En un reciente artículo, “Los ricos no deben ser los héroes de la sociedad”, se refería a Bill Gates, Mark Zuckerberg y Elon Musk, entre otros, como el nuevo “poder de la persuasión”, tal cual la fuerza física o las hazañas militares en otros tiempos, con capacidad de influir y decidir, ajustado a sus necesidades personales, mucho más incluso que los propios gobiernos. Con el condimento de que son empresarios vistos por la gente —de allí la definición de “poder de persuasión”—, bajo un estatus de “genios empresariales que exhiben niveles únicos de creatividad, osadía, visión de futuro”. Ese estatus está conferido por su capacidad económica, la misma, dice Acemoglu —premio Nobel de economía 2024 junto a Johnson y James Robinson—, que les permite ser los mejores conceptuados, incluso si se trata de opinar sobre carpintería o libertad de expresión que un propio carpintero o un filósofo, y se aprovechan de esa imagen para sus propios fines económicos —hacer negocios con gobiernos, no pagar tributos— o polarizar a la sociedad en busca de estatus —Musk y su apoyo, incluso con mentiras, a Donald Trump. Gran parte del problema para solucionar esas expresiones inequívocas de respaldo para quienes generan concentración de poder y afectaciones a las mayorías, advierte, es que se desdeña otros tipos de personas o instituciones que contribuyen a formas de igualdad. Es decir, nos pegamos el tiro en nuestro propio pie.
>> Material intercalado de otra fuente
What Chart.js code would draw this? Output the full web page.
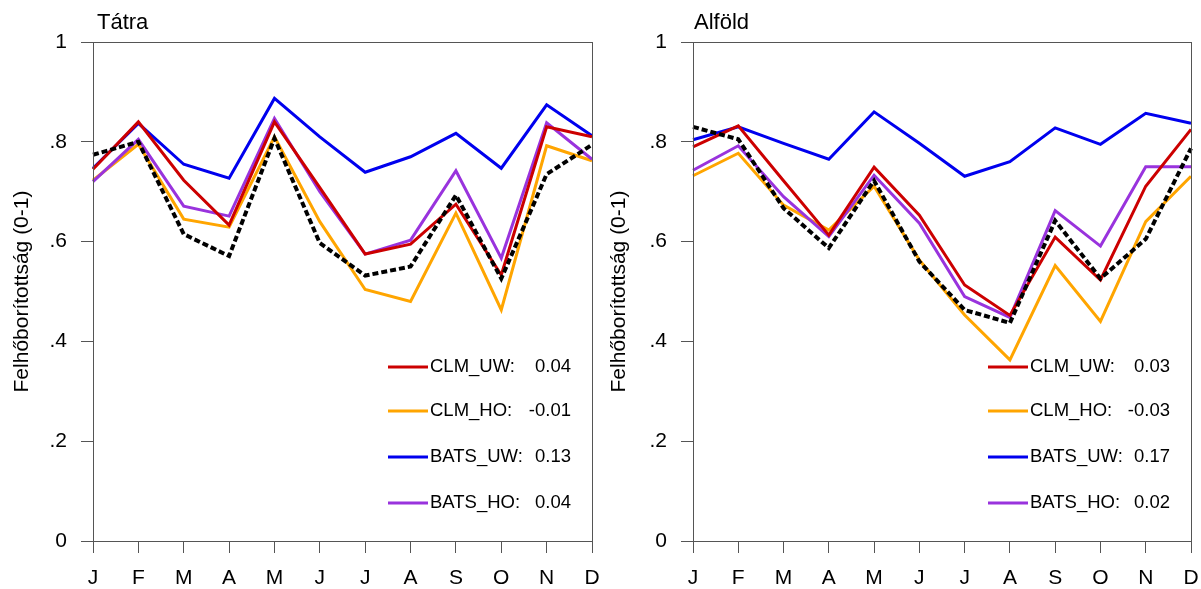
<!DOCTYPE html>
<html>
<head>
<meta charset="utf-8">
<script src="https://cdn.jsdelivr.net/npm/chart.js@4"></script>
<style>
body { margin: 0; background: #fff; }
.panel { position: absolute; top: 0; height: 589px; }
</style>
</head>
<body>
<div class="panel" style="left:0;width:600px"><canvas id="tatra"></canvas></div>
<div class="panel" style="left:600px;width:601px"><canvas id="alfold"></canvas></div>
<script>
const months = ['J', 'F', 'M', 'A', 'M', 'J', 'J', 'A', 'S', 'O', 'N', 'D'];
const yTickLabels = ['0', '.2', '.4', '.6', '.8', '1'];
const seriesNames = ['CLM_UW:', 'CLM_HO:', 'BATS_UW:', 'BATS_HO:'];

// Tátra
const tatraClmUw  = [0.745, 0.840, 0.723, 0.633, 0.840, 0.708, 0.575, 0.595, 0.675, 0.533, 0.830, 0.810];
const tatraClmHo  = [0.723, 0.795, 0.645, 0.629, 0.810, 0.640, 0.504, 0.480, 0.657, 0.463, 0.792, 0.762];
const tatraBatsUw = [0.747, 0.837, 0.755, 0.727, 0.887, 0.810, 0.739, 0.770, 0.817, 0.747, 0.874, 0.812];
const tatraBatsHo = [0.720, 0.805, 0.671, 0.651, 0.847, 0.700, 0.575, 0.603, 0.742, 0.567, 0.838, 0.765];
const tatraObs    = [0.774, 0.800, 0.615, 0.571, 0.807, 0.597, 0.532, 0.550, 0.693, 0.526, 0.735, 0.794];
const tatraScores = ['0.04', '-0.01', '0.13', '0.04'];

// Alföld
const alfoldClmUw  = [0.790, 0.832, 0.722, 0.613, 0.749, 0.653, 0.513, 0.452, 0.609, 0.523, 0.711, 0.825];
const alfoldClmHo  = [0.732, 0.777, 0.673, 0.623, 0.711, 0.563, 0.453, 0.363, 0.552, 0.440, 0.640, 0.731];
const alfoldBatsUw = [0.804, 0.830, 0.797, 0.765, 0.860, 0.797, 0.731, 0.760, 0.828, 0.795, 0.857, 0.837];
const alfoldBatsHo = [0.743, 0.792, 0.690, 0.610, 0.733, 0.637, 0.490, 0.448, 0.662, 0.591, 0.750, 0.750];
const alfoldObs    = [0.830, 0.805, 0.667, 0.587, 0.722, 0.560, 0.463, 0.437, 0.642, 0.526, 0.605, 0.787];
const alfoldScores = ['0.03', '-0.03', '0.17', '0.02'];

const FONT = '"Liberation Sans", Arial, Helvetica, sans-serif';
const colors = ['#cc0000', '#ffa500', '#0000ee', '#9933dd'];

// box around plot area, panel title and the inline legend
const framePlugin = {
  id: 'frame',
  afterDraw(chart, args, opts) {
    const ctx = chart.ctx, a = chart.chartArea;
    ctx.save();
    ctx.strokeStyle = '#555';
    ctx.lineWidth = 1;
    ctx.strokeRect(Math.round(a.left) + 0.5, Math.round(a.top) + 0.5, Math.round(a.width), Math.round(a.height));

    ctx.fillStyle = '#000';
    ctx.textBaseline = 'middle';
    ctx.font = '22px ' + FONT;
    ctx.fillText(opts.title, a.left + opts.titleShift, 23);

    ctx.font = '18.5px ' + FONT;
    const rows = [367, 411, 457, 503];
    seriesNames.forEach((name, i) => {
      const y = rows[i];
      ctx.strokeStyle = colors[i];
      ctx.lineWidth = 3;
      ctx.beginPath();
      ctx.moveTo(a.left + 295, y);
      ctx.lineTo(a.left + 335, y);
      ctx.stroke();
      ctx.textAlign = 'left';
      ctx.fillText(name, a.left + 337, y);
      ctx.textAlign = 'right';
      ctx.fillText(opts.scores[i], a.right - 21, y);
    });
    ctx.restore();
  }
};

function makeChart(id, title, uw, ho, buw, bho, obs, scores, titlePad, rightPad, titleShift) {
  const line = (label, data, color, order) => ({
    label: label, data: data, borderColor: color, borderWidth: 3,
    pointRadius: 0, tension: 0, fill: false, order: order
  });
  return new Chart(document.getElementById(id), {
    type: 'line',
    data: {
      labels: months,
      datasets: [
        line('CLM_UW', uw, colors[0], 1),
        line('CLM_HO', ho, colors[1], 4),
        line('BATS_UW', buw, colors[2], 3),
        line('BATS_HO', bho, colors[3], 2),
        {
          label: 'OBS', data: obs, borderColor: '#000', borderWidth: 4,
          borderDash: [6, 3], pointRadius: 0, tension: 0, fill: false, order: 0
        }
      ]
    },
    options: {
      responsive: true,
      maintainAspectRatio: false,
      animation: false,
      layout: { padding: { top: 42, right: rightPad, bottom: 0, left: 0 } },
      plugins: {
        legend: { display: false },
        tooltip: { enabled: false },
        frame: { title: title, scores: scores, titleShift: titleShift }
      },
      scales: {
        x: {
          offset: false,
          grid: { drawOnChartArea: false, tickLength: 12, color: '#555' },
          border: { color: '#555' },
          ticks: { color: '#000', padding: 13, font: { family: FONT, size: 21 }, maxRotation: 0, autoSkip: false },
          afterFit: s => { s.height = 48; s.paddingLeft = 0; s.paddingRight = 0; }
        },
        y: {
          min: 0, max: 1,
          grid: { drawOnChartArea: false, tickLength: 12, color: '#555' },
          border: { color: '#555' },
          ticks: {
            stepSize: 0.2, color: '#000', padding: 14,
            font: { family: FONT, size: 21 },
            callback: (v) => yTickLabels[Math.round(v * 5)]
          },
          title: {
            display: true, text: 'Felhőborítottság (0-1)', color: '#000',
            font: { family: FONT, size: 21 }, padding: { top: titlePad, bottom: 0 }
          },
          afterFit: s => { s.width = 93; s.paddingTop = 0; s.paddingBottom = 0; }
        }
      }
    },
    plugins: [framePlugin]
  });
}

makeChart('tatra', 'Tátra', tatraClmUw, tatraClmHo, tatraBatsUw, tatraBatsHo, tatraObs, tatraScores, 10, 8, 4);
makeChart('alfold', 'Alföld', alfoldClmUw, alfoldClmHo, alfoldBatsUw, alfoldBatsHo, alfoldObs, alfoldScores, 7, 10, 1);
</script>
</body>
</html>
La preocupación de Acemoglu por el creciente poder e influencia de los multimillonarios, dominantes también con la Inteligencia Artificial —sino se la controla habremos perdido el rumbo, dijo en una entrevista reciente—, también ha sido de otros economistas como Ingrid Robeyns, Thomas Piketty, Branko Milanović y Stewart Lansley. La pregunta de todos ellos es cuándo establecer el límite a la riqueza y cómo hacerlo. Lansley pone como ejemplo que no es imposible, porque al término de la Segunda Guerra Mundial “se alcanzaron niveles máximos de igualitarismo. Los Estados pasaron de su rol favorable a la desigualdad en los años de preguerra a convertirse en agentes de la igualdad”. Así se obtuvieron mejoras en los ingresos de los asalariados y bajas entre las remuneraciones más altas. Para este académico británico, por ahora se impone el pesimismo sobre los límites: “Existen escasas señales de la clase de cambio de valores y nuevas normas culturales que constituirían un requisito necesario para una política de moderación y límites”.

A pesar de la desigualdad que comprobamos hoy en la calle, el metro o el centro comercial, tenemos la tranquilidad de vivir mejor que nuestros abuelos, pero eso no fue por los inventos tecnológicos.

J. P. Morgan, tan poderoso y rico como Gates, Musk o Zuckerberg a fines del siglo XIX, decía que los ejecutivos no debían ganar más de 20 veces el salario del trabajador con ingresos más bajos. A pesar de la desigualdad que comprobamos hoy en la calle, el metro o el centro comercial, tenemos la tranquilidad de vivir mejor que nuestros abuelos, pero eso no fue por los inventos tecnológicos como el mundo digital, sino, nos recuerdan Acemoglu y Johnson, “porque la sociedad civil desafió las opciones adoptadas por las élites —los trabajadores organizados que retaron la inequidad de la revolución industrial de la que se aprovecharon los empresarios— y se generó prosperidad al distribuir y hacer participativas esas tecnologías”. A eso hay que volver, apuntan. Quien pisotea una vez, si no tiene consecuencias, lo vuelve a hacer.